For better or worse (let's face it, mostly worse), video games live or die by their marketing. You can have the best piece of art ever created, construct oscar-worthy cinematics, fabricate new worlds full of rich characters or craft the finest, most satisfying mechanics ever put to code but if you can't convince anybody to check the game out, all that work goes to waste.
At the same time though, it's perhaps worse if you do have that gem of a game and the marketing department fails to sell players on it, creating cringeworthy trailers and boring gameplay videos that wrongly send people away from the title, rather than to it.
Conversely, sometimes a publisher knows they've got a stinker on their hands and will try to quietly release it without anyone realising.
With all this in mind, over the past year there have been a whole bunch of releases that have been sent out to certain doom.
Some were so terrible anyway that they probably didn't deserve better, but others were genuinely overlooked gems worthy of your time that, for one reason or another, weren't given a fighting chance at the market.
11. Honorable Mentions
Okay, so before we get into the already-released games that we can say, in hindsight, were definitely sent out to die, it's worth talking about the upcoming titles that inspired this list.
There weren't enough to justify their own article (despite my best efforts), but the most obvious upcoming game being sent out to the (killer) sharks is Suicide Squad: Kill The Justice League.
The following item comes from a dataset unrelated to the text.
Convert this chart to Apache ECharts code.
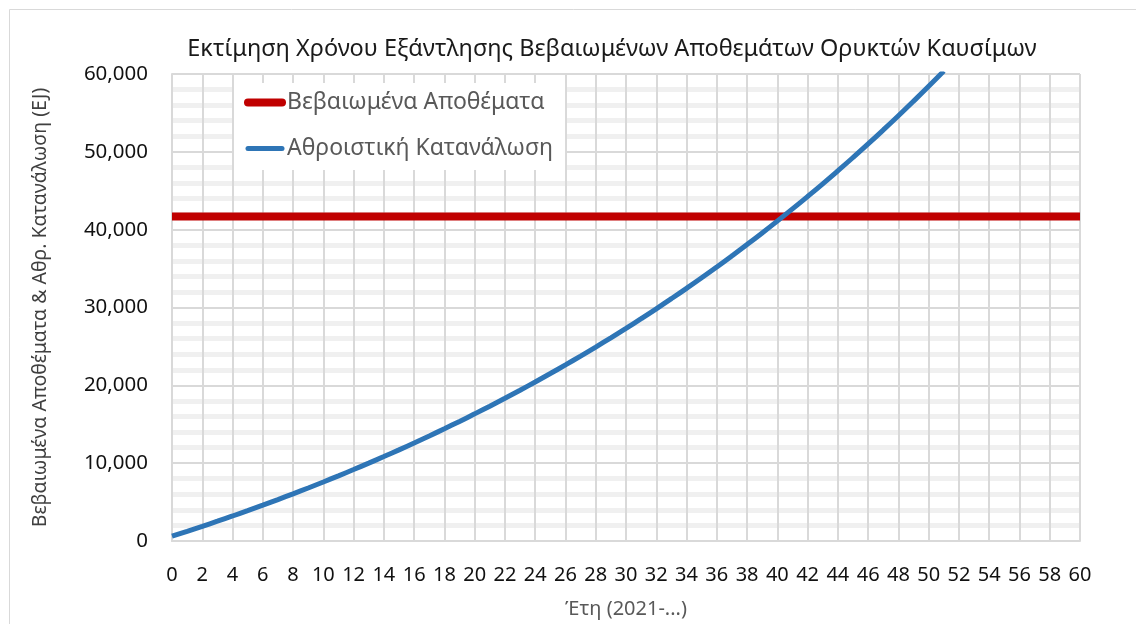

Skepticism has lingered over this superhero spin-off since its initial announcement as a four-player co-op shooter, and that turned into outright hostility following more extensive looks at gameplay via trailers that only highlighted uninspired missions and repetitive gameplay.
This backlash resulted in the title getting hit with a last-minute delay that pushed it back by nearly a whole year. Unfortunately, recent early impressions and previews haven't done much to win players back either. It's too soon to say whether Suicide Squad deserves to be rejected off the bat (its cinematics and story do look tantalising), but it feels obvious that it's gearing up for a thorny reception.
Other 2024 releases seemingly set to suffer the same fate at the time of writing also include the just-released Prince of Persia: The Lost Crown which has enjoyed exceptional reviews but has been let down by Ubisoft's lack of marketing, as well as Skull and Bones which, according to Kotaku (via The Gamer), only remains alive after a decade in development hell due to a deal that was made with the Singapore government.
Who said you can't balance art and commerce, eh?